Podcasting as a marketing tool becomes more and more relevant with each passing day. With an estimate of more than 750,000 different podcasts in the U.S. alone available for downloading and streaming on YouTube, Apple Podcasts, Spotify, and more, podcasts offer the opportunity to build relationships with your target audience in an on-the-go manner. They provide a platform for clear and concise communication between businesses and consumers.
In a world that is constantly moving, it is difficult to keep up with everything. A podcast is something that consumers can (and do) easily listen to during their commute, while out for a walk, while resting, or while working. Research has found that 14 percent of users listen to podcasts while they are at work, while 25 percent listen while commuting.
The sound of someone’s voice makes the message being conveyed much more personal, and therefore the experience of listening to a podcast more intimate between the business and the consumer. This increases the engagement level in a way other content marketing forms fail to do. And as podcasts can easily be shared by consumers, engagement also increases at the community level.
A consistent schedule of podcast uploads is required when engaging in podcast content marketing. Keeping people regularly connected with your brand helps keep you top-of-mind, and also allows you to reach people who might not be reading your social media or blog posts. This extended reach escalates brand awareness and recognition.
You can extend your reach even further by incorporating your podcasts into other forms of content marketing, including blog posts and social media — and mentioning your blog and social media handles on the podcast. This cross-promotion can help boost engagement across all of your marketing channels.
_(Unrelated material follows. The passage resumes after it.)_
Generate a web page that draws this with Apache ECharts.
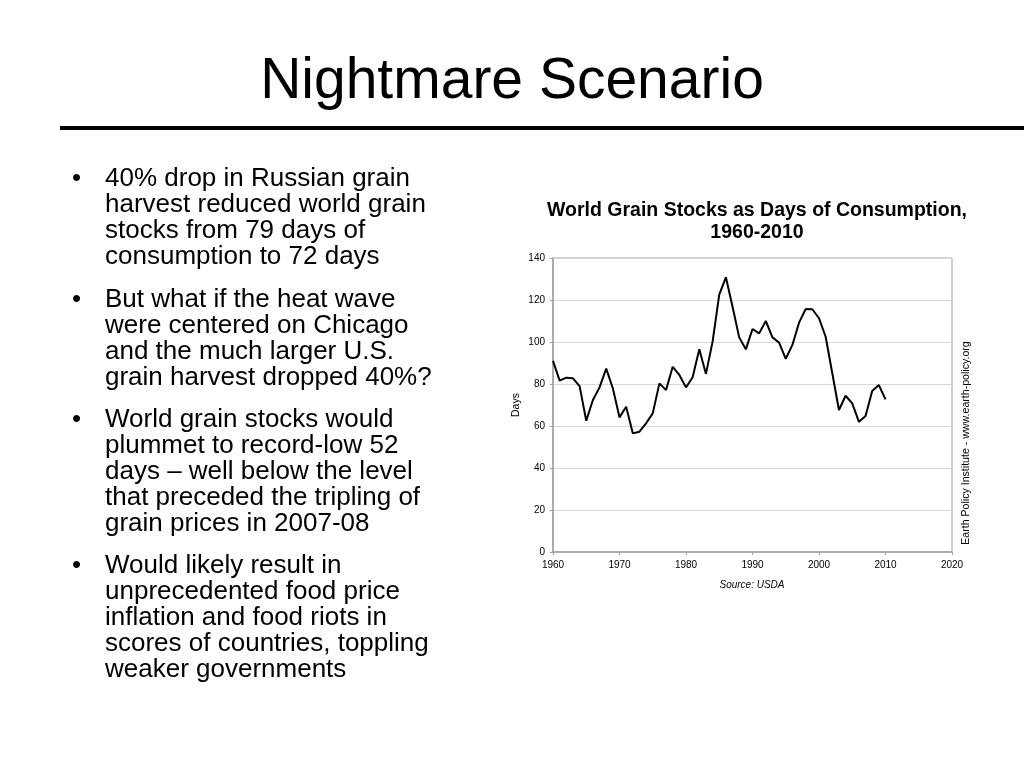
<!DOCTYPE html>
<html>
<head>
<meta charset="utf-8">
<script src="https://cdn.jsdelivr.net/npm/echarts@6/dist/echarts.min.js"></script>
<style>
  html, body { margin: 0; padding: 0; background: #fff; }
  #main { width: 1024px; height: 768px; }
</style>
</head>
<body>
<div id="main"></div>
<script>
// world grain stocks, days of consumption
const years = [1960, 1961, 1962, 1963, 1964, 1965, 1966, 1967, 1968, 1969,
  1970, 1971, 1972, 1973, 1974, 1975, 1976, 1977, 1978, 1979,
  1980, 1981, 1982, 1983, 1984, 1985, 1986, 1987, 1988, 1989,
  1990, 1991, 1992, 1993, 1994, 1995, 1996, 1997, 1998, 1999,
  2000, 2001, 2002, 2003, 2004, 2005, 2006, 2007, 2008, 2009, 2010];
const days = [91, 81.6, 83, 82.7, 79, 62.5, 72.4, 78.4, 87.3, 78,
  64.1, 69.2, 56.5, 57.3, 61.3, 66, 80.3, 77.1, 88.2, 84.3,
  78.4, 83.2, 96.5, 84.8, 100.2, 122.6, 130.8, 116.8, 102.2, 96.5,
  106.2, 104.1, 110, 102.2, 99.7, 92, 98.6, 109.2, 115.7, 115.6,
  111.3, 102.5, 85.1, 67.6, 74.4, 70.8, 62, 64.8, 76.7, 79.5, 72.7];

const slideTitle = 'Nightmare Scenario';
const bullets = [
  ['40% drop in Russian grain', 'harvest reduced world grain', 'stocks from 79 days of', 'consumption to 72 days'],
  ['But what if the heat wave', 'were centered on Chicago', 'and the much larger U.S.', 'grain harvest dropped 40%?'],
  ['World grain stocks would', 'plummet to record-low 52', 'days \u2013 well below the level', 'that preceded the tripling of', 'grain prices in 2007-08'],
  ['Would likely result in', 'unprecedented food price', 'inflation and food riots in', 'scores of countries, toppling', 'weaker governments']
];
const bulletTops = [166, 287, 407, 553];

const chart = echarts.init(document.getElementById('main'));

const FONT = '"Liberation Sans", Arial, Helvetica, sans-serif';

// slide text as graphic elements
const graphics = [
  {
    type: 'text', left: 'center', top: 54,
    style: { text: slideTitle, font: '57px ' + FONT, fill: '#000' }
  },
  {
    type: 'rect', shape: { x: 60, y: 126, width: 964, height: 4 },
    style: { fill: '#000' }
  }
];
bullets.forEach((lines, i) => {
  graphics.push({
    type: 'text', x: 72, y: bulletTops[i],
    style: { text: '\u2022', font: '26px ' + FONT, fill: '#000' }
  });
  graphics.push({
    type: 'text', x: 105, y: bulletTops[i],
    style: { text: lines.join('\n'), font: '26px ' + FONT, lineHeight: 26, fill: '#000' }
  });
});
graphics.push({
  type: 'text', x: 966, y: 443, rotation: Math.PI / 2,
  style: {
    text: 'Earth Policy Institute - www.earth-policy.org',
    font: '10.6px ' + FONT, fill: '#000', align: 'center', verticalAlign: 'middle'
  }
});
graphics.push({
  type: 'text', x: 752, y: 585,
  style: {
    text: 'Source: USDA', font: 'italic 10px ' + FONT, fill: '#000',
    align: 'center', verticalAlign: 'middle'
  }
});

const option = {
  animation: false,
  title: {
    text: 'World Grain Stocks as Days of Consumption,\n1960-2010',
    left: 752, top: 195, textAlign: 'center',
    textStyle: { fontFamily: FONT, fontWeight: 'bold', fontSize: 19.5, lineHeight: 22, color: '#000' }
  },
  grid: {
    left: 553, right: 72, top: 258, bottom: 216,
    show: true, borderColor: '#a0a0a0', borderWidth: 1
  },
  xAxis: {
    type: 'value', min: 1960, max: 2020, interval: 10,
    axisLine: { show: true, lineStyle: { color: '#a0a0a0', width: 1.5 } },
    axisTick: { show: true, length: 3, lineStyle: { color: '#a0a0a0' } },
    axisLabel: { fontFamily: FONT, fontSize: 10, color: '#000', margin: 8, formatter: v => String(v) },
    splitLine: { show: false }
  },
  yAxis: {
    type: 'value', min: 0, max: 140, interval: 20,
    name: 'Days', nameLocation: 'middle', nameGap: 31, nameRotate: 90,
    nameTextStyle: { fontFamily: FONT, fontSize: 10.5, color: '#000' },
    axisLine: { show: true, lineStyle: { color: '#a0a0a0', width: 1.5 } },
    axisTick: { show: true, length: 3, lineStyle: { color: '#a0a0a0' } },
    axisLabel: { fontFamily: FONT, fontSize: 10, color: '#000', margin: 8 },
    splitLine: { show: true, lineStyle: { color: '#d8d8d8', width: 1 } }
  },
  series: [{
    type: 'line',
    data: years.map((y, i) => [y, days[i]]),
    showSymbol: false,
    lineStyle: { color: '#000', width: 2 }
  }],
  graphic: graphics
};

chart.setOption(option);
</script>
</body>
</html>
Podcasts are much more cost efficient than video production. They are easy to record, manage, and distribute, as they don’t require as much equipment. Essentially, all you need is a microphone, editing software, and a hosting facility to record and post your recorded podcasts on whichever medium you desire.
You can add metadata to your podcasts to attract new customers or prospects who are already listening to other podcasts relevant to your industry or in your niche.
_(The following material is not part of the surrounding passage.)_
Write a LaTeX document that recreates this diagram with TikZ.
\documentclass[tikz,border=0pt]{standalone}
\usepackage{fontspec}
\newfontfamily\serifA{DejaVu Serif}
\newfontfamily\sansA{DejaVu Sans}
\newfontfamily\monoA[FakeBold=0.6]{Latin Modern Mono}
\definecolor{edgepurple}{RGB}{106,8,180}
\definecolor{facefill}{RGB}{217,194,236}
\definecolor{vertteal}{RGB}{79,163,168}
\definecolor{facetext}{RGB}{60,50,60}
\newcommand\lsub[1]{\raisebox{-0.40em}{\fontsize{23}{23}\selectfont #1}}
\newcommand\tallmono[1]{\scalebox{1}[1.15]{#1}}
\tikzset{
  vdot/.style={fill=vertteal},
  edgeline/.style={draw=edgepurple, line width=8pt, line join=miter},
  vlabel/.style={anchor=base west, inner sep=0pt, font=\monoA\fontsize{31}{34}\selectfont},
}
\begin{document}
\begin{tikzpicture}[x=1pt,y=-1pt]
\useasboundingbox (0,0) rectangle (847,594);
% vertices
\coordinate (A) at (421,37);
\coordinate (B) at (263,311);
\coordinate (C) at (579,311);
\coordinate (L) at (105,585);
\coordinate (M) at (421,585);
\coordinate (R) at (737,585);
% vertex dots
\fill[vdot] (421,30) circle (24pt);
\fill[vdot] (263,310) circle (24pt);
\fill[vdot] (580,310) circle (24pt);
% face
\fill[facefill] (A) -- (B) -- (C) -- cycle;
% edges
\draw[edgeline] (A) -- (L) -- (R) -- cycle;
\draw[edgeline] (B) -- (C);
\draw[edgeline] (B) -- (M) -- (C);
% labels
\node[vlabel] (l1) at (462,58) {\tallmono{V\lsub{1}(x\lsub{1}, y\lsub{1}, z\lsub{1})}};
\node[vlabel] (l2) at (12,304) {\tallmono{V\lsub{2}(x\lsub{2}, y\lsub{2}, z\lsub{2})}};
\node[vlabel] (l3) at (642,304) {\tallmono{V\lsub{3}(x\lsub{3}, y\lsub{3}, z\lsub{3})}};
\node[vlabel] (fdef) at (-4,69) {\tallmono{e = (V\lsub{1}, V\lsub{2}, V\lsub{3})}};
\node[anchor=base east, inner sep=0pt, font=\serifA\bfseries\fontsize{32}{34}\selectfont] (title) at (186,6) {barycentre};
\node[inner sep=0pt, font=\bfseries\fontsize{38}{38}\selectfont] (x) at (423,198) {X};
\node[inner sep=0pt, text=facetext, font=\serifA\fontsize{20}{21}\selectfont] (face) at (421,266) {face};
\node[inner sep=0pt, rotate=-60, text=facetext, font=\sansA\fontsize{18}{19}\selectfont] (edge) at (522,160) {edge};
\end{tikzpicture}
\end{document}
Also, distribution through RSS feeds, emails, and your blog permits listeners and consumers to incorporate the link in their own blog site. By being shareable, your podcast increases brand awareness, extends your reach, and ultimately results in better SEO.
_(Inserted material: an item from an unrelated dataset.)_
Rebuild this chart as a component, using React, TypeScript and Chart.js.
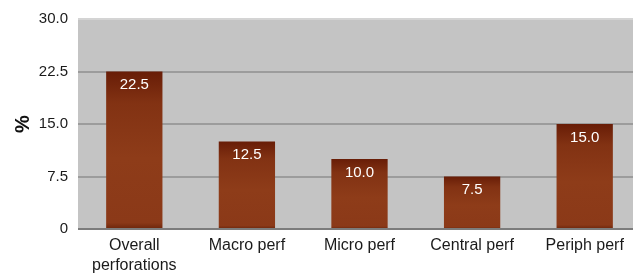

A key to successful podcasting is the strict and consistent posting schedule. Whether weekly, monthly, or quarterly, each upload needs to adhere to this schedule in order to satisfy your consumers, who often are eagerly waiting for your next episode. Straying from the schedule risks weakening the brand loyalty and trust established between the business and consumer.
With that being said, it is pointless to worry about keeping to a set schedule if you don’t have quality material to share. No one wants to listen to a bunch of nonsense ramblings about something irrelevant published just to meet a deadline. If you’re stuck, turn to outside sources for ideas and material.
Difficult to Track
User engagement, conversions, and other data is often a challenge for podcasts. While it is possible to track these metrics, it is much more difficult to do so, especially in comparison to what’s possible with other forms of content marketing.
Despite being a static medium with a strict schedule, podcasting is a greatly beneficial means of content marketing. And its popularity continues to grow with each passing day.
The use of videos, social media, blogs, and podcasts for content marketing purposes continues to grow. And when done right, all of these formats can provide excellent ROI. While some cons plague each form of content marketing, the extensive list of pros far outweighs the negatives. Content marketing is here to stay — you just need to determine which formats are most applicable to your desired target market.